Scott never wanted to be known as the kid who plays lacrosse with the prosthetic leg. He wants any acclaim he gets to be as a lacrosse player, pure and simple.
He has tried to play the game that way, but he also has an awareness of the limitations he has to compensate for.
“With my prosthetic leg, and with technology getting better and better, it has come down to I really wanted to get better at the sport. I really did as much as I could so I could be good enough for me and my teammates,” Scott said. “Even with the changes in technology, at this point I definitely favor my right leg when it comes to balancing and playing. When I shoot on the run my right leg is my power leg, and I have to compensate more with my torso and arms. I kind of find the balance of pressure whether I cut right or left. I kind of just keep that and go that way. I don’t favor one side. My right leg is my strong leg but I don’t favor it. I know it’s important to go to both sides in lacrosse, or any sport, really.”
The 5-foot-8 Scott had 31 points last year as an attackman and was the third leading scorer on the team behind seniors Dan Zuchelli and Francis Burke.
This year he has four goals and 11 assists.
“His scoring is down but his role has gotten larger,” White said.
White switched him from attack to midfield this year so that Scott could quarterback the offense.
White and the other Stamford players have gotten so used to Scott’s situation through the last few ensuing years that they simply view him as a solid lacrosse player.
“He’s just had to work a little bit harder than everybody else to get where he has gotten,” White said. “We sort of take it for granted. It’s different than when he was a freshman and we’d take a look at him and say: ‘Wow, look at this.’ Now the kids ... it doesn’t hit them until opposing players or opposing coaches say, ‘Hey, that kid’s playing with a prosthetic leg.’ That puts it all into perspective how incredible it is what he does. I sometimes yell at him for things - I want him to do this or do that. Then I say to myself: ‘Maybe he can’t.’ Then he proves you wrong and does it. It’s just great. He’s an incredible athlete. He really is.”
In addition to being and incredible athlete and a great student, Scott is also a very good singer.

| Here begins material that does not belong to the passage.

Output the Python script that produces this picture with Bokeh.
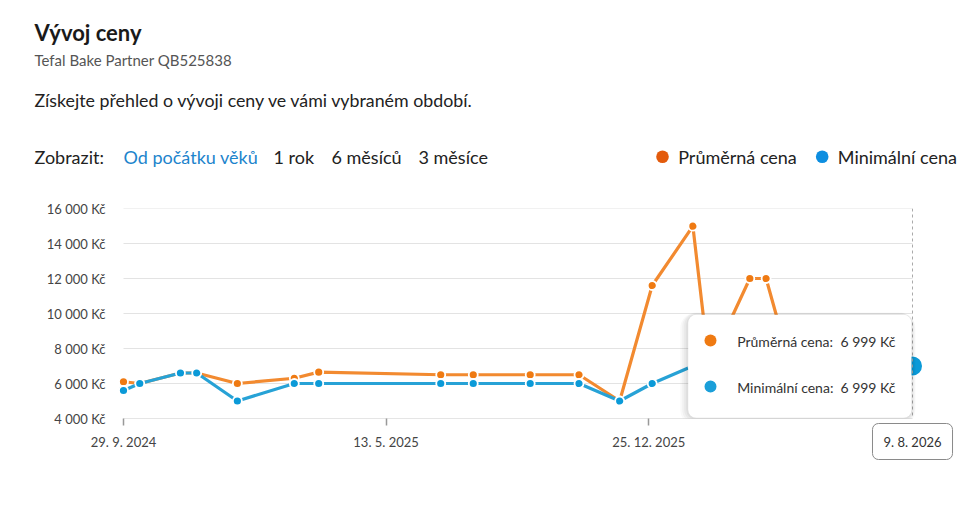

He is the lead singer in a band that includes his brother Sean as the drummer, a lead guitarist, a bass guitarist, and they recently won a Battle of the Bands competition at Stamford High.
Scott is also a singer in the Madrigals Choir at Stamford High and he works at a yoga studio.
Scott will attend the University of Connecticut, he wants to play for the university’s club lacrosse team and would love it if UConn made the transition to Division I status during his college years.
Basically, there are no limits in his life beset by a so-called handicap and that is why Tom Scott is a champion in life.
“I definitely have the great support of my parents,” Scott said. “This was something I had to individually cultivate myself. I kind of recognized boundaries, found out which ones I could keep pursuing and bending, and obviously the boundaries I cannot cross, and I look at things I can be better in.”